Though the visible evidence has been eroded by subsequent decades of gentrification, the dead zone between Houston and Canal was transformed into a residential neighborhood through collaboration between artist-activists and city government. Art historian Sarah Montross writes:

In 1971, the New York City Planning Commission enacted the zoning changes within Soho's industrial area that stipulated that only artists could legally live in this area "because of their status as 'small manufacturers.' In effect the City Planners were recognizing the artists' need for light, space and inexpensive accommodations.... The processes of legally designating Soho's industrial lofts as official 'artists in residence'... inscribed the Soho industrial area as the nexus point for avant-garde practice."2

Of course, the artist in residence (A.I.R.) policy was not the city's idea, but the result of heavy campaigning on the part of artists like Fluxus founder George Maciunas. In 1966, Maciunas had launched the Fluxhouse Cooperative Building Project in Soho. In this grand property development plan, made possible by a U.S. Federal Housing Authority subsidy, Maciunas bought abandoned buildings and converted them into loft studios, then sold off the floors, or simply gave them away. Fluxus's goal was to circumvent the elitism, exclusivity and centralization of the art world by giving artists control over the exhibition and distribution of their work, and the co-ops, live-work lofts and empty storefronts created spaces to do that.3 The lofts were raw. In many cases they cam equipped with archaic plumbing, no electricity and no heat. But it was cheap real estate.

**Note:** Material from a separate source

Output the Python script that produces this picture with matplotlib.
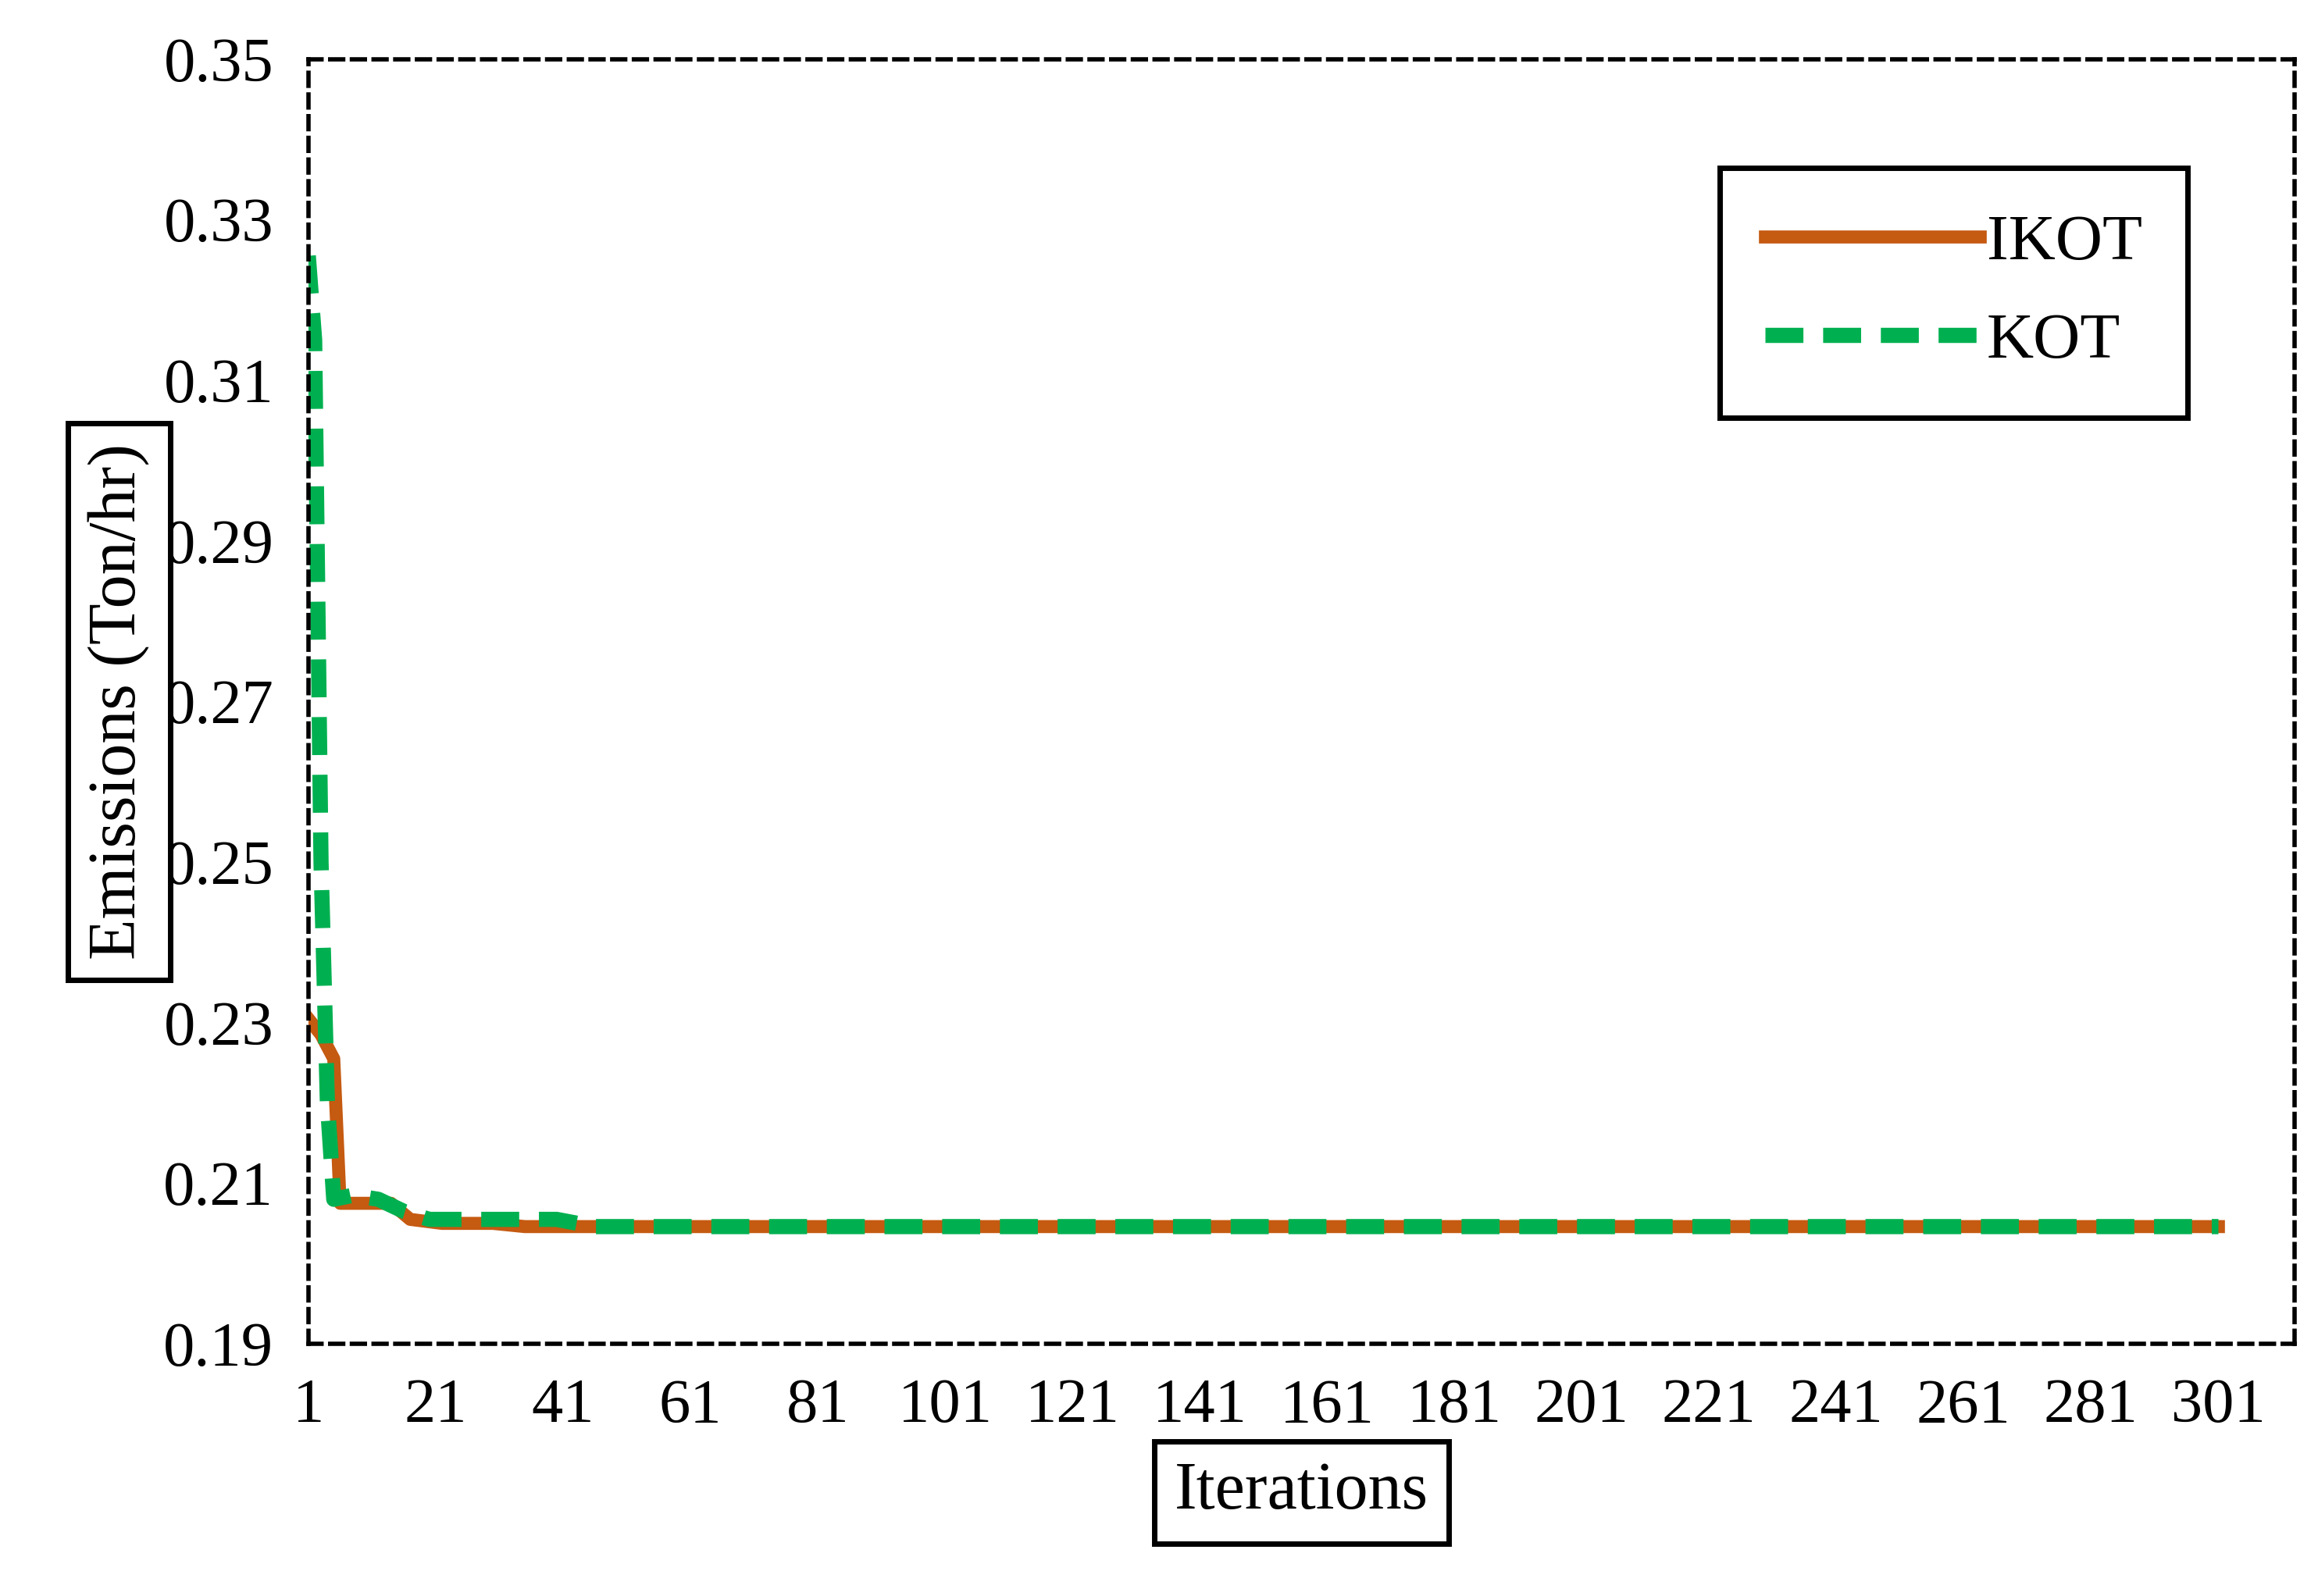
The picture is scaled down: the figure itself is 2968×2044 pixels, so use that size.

The very idea of "rezoning" resonated philosophically with minimalists, conceptualists, performance artists and Fluxus figures. All were seeking to merge disciplinary categories and blur the line between art and everyday life. Geographically distancing themselves from the crowded and competitive world of commercial galleries above 14th Street, the Soho artists adopted alternative, cooperative models for exhibiting and distributing their work: Anthology Film Archives (1969), The Kitchen (1971), Electronic Arts Intermix (1971), 3 Mercer Street (1971), Artists Space (1972) and many others.